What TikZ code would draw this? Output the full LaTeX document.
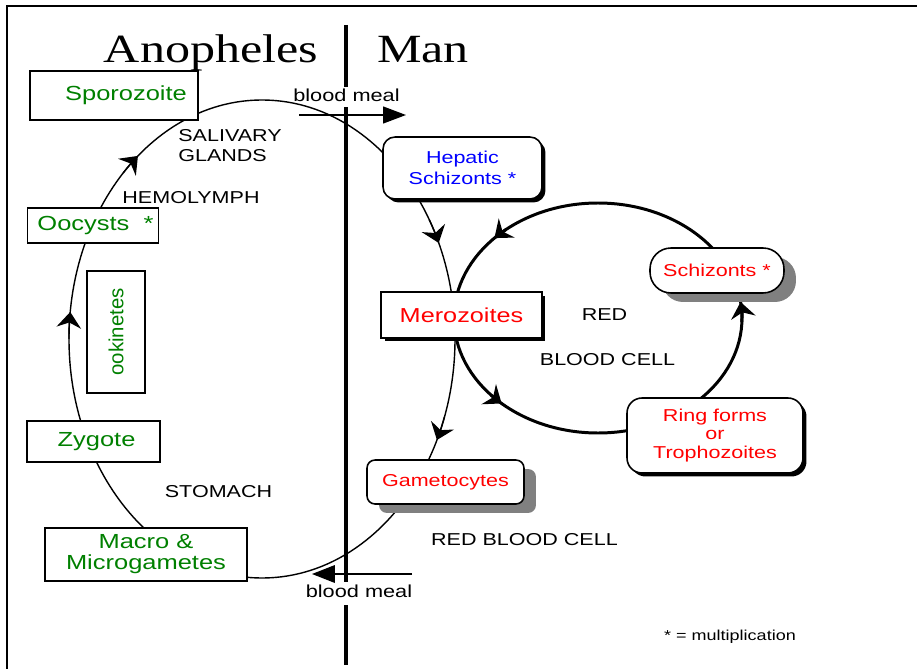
\documentclass[tikz,border=0pt]{standalone}
\usepackage{fontspec}
\usetikzlibrary{arrows.meta,shadows}
\setmainfont{Liberation Sans}[FakeStretch=1.25]
\newfontfamily\titlefont{Liberation Serif}[FakeStretch=1.25]
\newfontfamily\plainsans{Liberation Sans}
\definecolor{stagegreen}{RGB}{0,128,0}
\definecolor{shadowgray}{RGB}{128,128,128}

\begin{document}
\begin{tikzpicture}[x=0.02cm, y=0.02cm]
    \tikzset{
        stage/.style={draw, line width=0.8pt, fill=white, text=stagegreen, inner sep=0pt,
            align=center, font=\fontsize{11.6}{11.9}\selectfont},
        hoststage/.style={draw, line width=0.9pt, fill=white, inner sep=0pt, align=center,
            font=\fontsize{9.8}{11.7}\selectfont},
        darkshadow/.style={general shadow={fill=black, shadow xshift=0.07cm, shadow yshift=-0.07cm}},
        grayshadow/.style={general shadow={fill=shadowgray, shadow xshift=0.24cm, shadow yshift=-0.18cm}},
        site/.style={inner sep=0pt, align=left, font=\fontsize{9.8}{11.7}\selectfont},
        meal/.style={fill=white, inner sep=0.04cm, font=\fontsize{9.9}{12}\selectfont},
        mosquitoring/.style={line width=0.8pt},
        cellring/.style={line width=1.7pt},
        cyclearrow/.style={-{Stealth[length=9pt, width=14pt, inset=3pt]}}
    }
    \useasboundingbox (0,0) rectangle (917,-669);
    \draw[line width=1.1pt] (917,-6) -- (7,-6) -- (7,-669);

    \coordinate (divtop) at (346,-25);
    \coordinate (divbot) at (346,-665);
    \draw[line width=2.3pt] (divtop) -- (divbot);

    \node[anchor=base, inner sep=0pt, font=\titlefont\fontsize{22.8}{27}\selectfont] (anoph) at (211,-63) {Anopheles};
    \node[anchor=base, inner sep=0pt, font=\titlefont\fontsize{22.8}{27}\selectfont] (man) at (423,-63) {Man};

    \node[meal, anchor=base, text depth=0.06cm] (mealin) at (346.5,-102) {blood meal};
    \node[meal, anchor=base, text depth=0.12cm] (mealout) at (359,-597) {blood meal};

    \coordinate (lc) at (262,-339);
    \coordinate (rc) at (598,-318);
    \draw[mosquitoring] (lc) ellipse [x radius=193, y radius=239];
    \draw[cellring] (rc) ellipse [x radius=144, y radius=115];
    \draw[mosquitoring, cyclearrow] (lc) ++(136:193 and 239) arc[start angle=136, end angle=130, x radius=193, y radius=239];
    \draw[mosquitoring, cyclearrow] (lc) ++(180:193 and 239) arc[start angle=180, end angle=173.5, x radius=193, y radius=239];
    \draw[mosquitoring, cyclearrow] (lc) ++(30:193 and 239) arc[start angle=30, end angle=23.7, x radius=193, y radius=239];
    \draw[mosquitoring, cyclearrow] (lc) ++(-19:193 and 239) arc[start angle=-19, end angle=-25, x radius=193, y radius=239];
    \draw[cellring, cyclearrow] (rc) ++(130:144 and 115) arc[start angle=130, end angle=136, x radius=144, y radius=115];
    \draw[cellring, cyclearrow] (rc) ++(222:144 and 115) arc[start angle=222, end angle=228, x radius=144, y radius=115];
    \draw[cellring, cyclearrow] (rc) ++(-2:144 and 115) arc[start angle=-2, end angle=8, x radius=144, y radius=115];

    \coordinate (mealinfrom) at (299,-115);
    \coordinate (mealinto) at (406,-115);
    \coordinate (mealoutfrom) at (412,-574);
    \coordinate (mealoutto) at (312,-574);
    \draw[line width=0.8pt, -{Triangle[length=13pt, width=9.6pt]}] (mealinfrom) -- (mealinto);
    \draw[line width=0.8pt, -{Triangle[length=13pt, width=10pt]}] (mealoutfrom) -- (mealoutto);

    \node[stage, minimum width=3.36cm, minimum height=0.98cm] (spor) at (114,-95.5) {\hspace*{0.48cm}Sporozoite};
    \node[stage, minimum width=2.62cm, minimum height=0.7cm] (ooc) at (93,-225.5) {\hspace*{0.1cm}Oocysts\ \ *};
    \node[stage, rotate=90, minimum width=2.44cm, minimum height=1.16cm,
        font=\plainsans\fontsize{11.6}{12}\selectfont] (ooki) at (116,-332) {ookinetes};
    \node[stage, minimum width=2.66cm, minimum height=0.82cm] (zyg) at (93.5,-441.5) {\hspace*{0.12cm}Zygote};
    \node[stage, minimum width=4.04cm, minimum height=1.06cm] (gam) at (146,-554.5) {Macro \&\\Microgametes};

    \node[hoststage, darkshadow, rounded corners=0.24cm, text=blue,
        minimum width=3.18cm, minimum height=1.24cm] (hep) at (462.5,-168) {Hepatic\\Schizonts *};
    \node[hoststage, darkshadow, text=red, font=\fontsize{11.5}{12}\selectfont,
        minimum width=3.22cm, minimum height=0.92cm] (mero) at (461.5,-315) {Merozoites};
    \node[hoststage, grayshadow, rounded corners=0.16cm, text=red,
        minimum width=3.14cm, minimum height=0.88cm] (gcyt) at (445.5,-482) {Gametocytes};
    \node[hoststage, grayshadow, rounded corners=0.42cm, text=red,
        minimum width=2.68cm, minimum height=0.9cm] (schiz) at (717,-270.5) {Schizonts *};
    \node[hoststage, darkshadow, rounded corners=0.3cm, text=red, font=\fontsize{9.8}{10.5}\selectfont,
        minimum width=3.52cm, minimum height=1.5cm] (ring) at (715,-435.5) {Ring forms\\or\\Trophozoites};

    \node[site, anchor=north west] (sal) at (178,-129) {SALIVARY\\GLANDS};
    \node[site, anchor=base] (hemo) at (191,-204) {HEMOLYMPH};
    \node[site, anchor=base] (stom) at (218.5,-497) {STOMACH};
    \node[site, anchor=base] (red) at (604.5,-320) {RED};
    \node[site, anchor=base] (bcell) at (607.5,-365) {BLOOD CELL};
    \node[site, anchor=base] (rbc) at (524.5,-545) {RED BLOOD CELL};
    \node[site, anchor=base, font=\fontsize{8.2}{10}\selectfont] (mult) at (730,-640) {* = multiplication};
\end{tikzpicture}
\end{document}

_ _ _

Copy out each line word for word, please, skipping the images.

What TikZ code would draw this? Output the full LaTeX document.
\documentclass[tikz,border=0pt]{standalone}
\usepackage{fontspec}
\usetikzlibrary{arrows.meta,shadows}
\setmainfont{Liberation Sans}[FakeStretch=1.25]
\newfontfamily\titlefont{Liberation Serif}[FakeStretch=1.25]
\newfontfamily\plainsans{Liberation Sans}
\definecolor{stagegreen}{RGB}{0,128,0}
\definecolor{shadowgray}{RGB}{128,128,128}

\begin{document}
\begin{tikzpicture}[x=0.02cm, y=0.02cm]
    \tikzset{
        stage/.style={draw, line width=0.8pt, fill=white, text=stagegreen, inner sep=0pt,
            align=center, font=\fontsize{11.6}{11.9}\selectfont},
        hoststage/.style={draw, line width=0.9pt, fill=white, inner sep=0pt, align=center,
            font=\fontsize{9.8}{11.7}\selectfont},
        darkshadow/.style={general shadow={fill=black, shadow xshift=0.07cm, shadow yshift=-0.07cm}},
        grayshadow/.style={general shadow={fill=shadowgray, shadow xshift=0.24cm, shadow yshift=-0.18cm}},
        site/.style={inner sep=0pt, align=left, font=\fontsize{9.8}{11.7}\selectfont},
        meal/.style={fill=white, inner sep=0.04cm, font=\fontsize{9.9}{12}\selectfont},
        mosquitoring/.style={line width=0.8pt},
        cellring/.style={line width=1.7pt},
        cyclearrow/.style={-{Stealth[length=9pt, width=14pt, inset=3pt]}}
    }
    \useasboundingbox (0,0) rectangle (917,-669);
    \draw[line width=1.1pt] (917,-6) -- (7,-6) -- (7,-669);

    \coordinate (divtop) at (346,-25);
    \coordinate (divbot) at (346,-665);
    \draw[line width=2.3pt] (divtop) -- (divbot);

    \node[anchor=base, inner sep=0pt, font=\titlefont\fontsize{22.8}{27}\selectfont] (anoph) at (211,-63) {Anopheles};
    \node[anchor=base, inner sep=0pt, font=\titlefont\fontsize{22.8}{27}\selectfont] (man) at (423,-63) {Man};

    \node[meal, anchor=base, text depth=0.06cm] (mealin) at (346.5,-102) {blood meal};
    \node[meal, anchor=base, text depth=0.12cm] (mealout) at (359,-597) {blood meal};

    \coordinate (lc) at (262,-339);
    \coordinate (rc) at (598,-318);
    \draw[mosquitoring] (lc) ellipse [x radius=193, y radius=239];
    \draw[cellring] (rc) ellipse [x radius=144, y radius=115];
    \draw[mosquitoring, cyclearrow] (lc) ++(136:193 and 239) arc[start angle=136, end angle=130, x radius=193, y radius=239];
    \draw[mosquitoring, cyclearrow] (lc) ++(180:193 and 239) arc[start angle=180, end angle=173.5, x radius=193, y radius=239];
    \draw[mosquitoring, cyclearrow] (lc) ++(30:193 and 239) arc[start angle=30, end angle=23.7, x radius=193, y radius=239];
    \draw[mosquitoring, cyclearrow] (lc) ++(-19:193 and 239) arc[start angle=-19, end angle=-25, x radius=193, y radius=239];
    \draw[cellring, cyclearrow] (rc) ++(130:144 and 115) arc[start angle=130, end angle=136, x radius=144, y radius=115];
    \draw[cellring, cyclearrow] (rc) ++(222:144 and 115) arc[start angle=222, end angle=228, x radius=144, y radius=115];
    \draw[cellring, cyclearrow] (rc) ++(-2:144 and 115) arc[start angle=-2, end angle=8, x radius=144, y radius=115];

    \coordinate (mealinfrom) at (299,-115);
    \coordinate (mealinto) at (406,-115);
    \coordinate (mealoutfrom) at (412,-574);
    \coordinate (mealoutto) at (312,-574);
    \draw[line width=0.8pt, -{Triangle[length=13pt, width=9.6pt]}] (mealinfrom) -- (mealinto);
    \draw[line width=0.8pt, -{Triangle[length=13pt, width=10pt]}] (mealoutfrom) -- (mealoutto);

    \node[stage, minimum width=3.36cm, minimum height=0.98cm] (spor) at (114,-95.5) {\hspace*{0.48cm}Sporozoite};
    \node[stage, minimum width=2.62cm, minimum height=0.7cm] (ooc) at (93,-225.5) {\hspace*{0.1cm}Oocysts\ \ *};
    \node[stage, rotate=90, minimum width=2.44cm, minimum height=1.16cm,
        font=\plainsans\fontsize{11.6}{12}\selectfont] (ooki) at (116,-332) {ookinetes};
    \node[stage, minimum width=2.66cm, minimum height=0.82cm] (zyg) at (93.5,-441.5) {\hspace*{0.12cm}Zygote};
    \node[stage, minimum width=4.04cm, minimum height=1.06cm] (gam) at (146,-554.5) {Macro \&\\Microgametes};

    \node[hoststage, darkshadow, rounded corners=0.24cm, text=blue,
        minimum width=3.18cm, minimum height=1.24cm] (hep) at (462.5,-168) {Hepatic\\Schizonts *};
    \node[hoststage, darkshadow, text=red, font=\fontsize{11.5}{12}\selectfont,
        minimum width=3.22cm, minimum height=0.92cm] (mero) at (461.5,-315) {Merozoites};
    \node[hoststage, grayshadow, rounded corners=0.16cm, text=red,
        minimum width=3.14cm, minimum height=0.88cm] (gcyt) at (445.5,-482) {Gametocytes};
    \node[hoststage, grayshadow, rounded corners=0.42cm, text=red,
        minimum width=2.68cm, minimum height=0.9cm] (schiz) at (717,-270.5) {Schizonts *};
    \node[hoststage, darkshadow, rounded corners=0.3cm, text=red, font=\fontsize{9.8}{10.5}\selectfont,
        minimum width=3.52cm, minimum height=1.5cm] (ring) at (715,-435.5) {Ring forms\\or\\Trophozoites};

    \node[site, anchor=north west] (sal) at (178,-129) {SALIVARY\\GLANDS};
    \node[site, anchor=base] (hemo) at (191,-204) {HEMOLYMPH};
    \node[site, anchor=base] (stom) at (218.5,-497) {STOMACH};
    \node[site, anchor=base] (red) at (604.5,-320) {RED};
    \node[site, anchor=base] (bcell) at (607.5,-365) {BLOOD CELL};
    \node[site, anchor=base] (rbc) at (524.5,-545) {RED BLOOD CELL};
    \node[site, anchor=base, font=\fontsize{8.2}{10}\selectfont] (mult) at (730,-640) {* = multiplication};
\end{tikzpicture}
\end{document}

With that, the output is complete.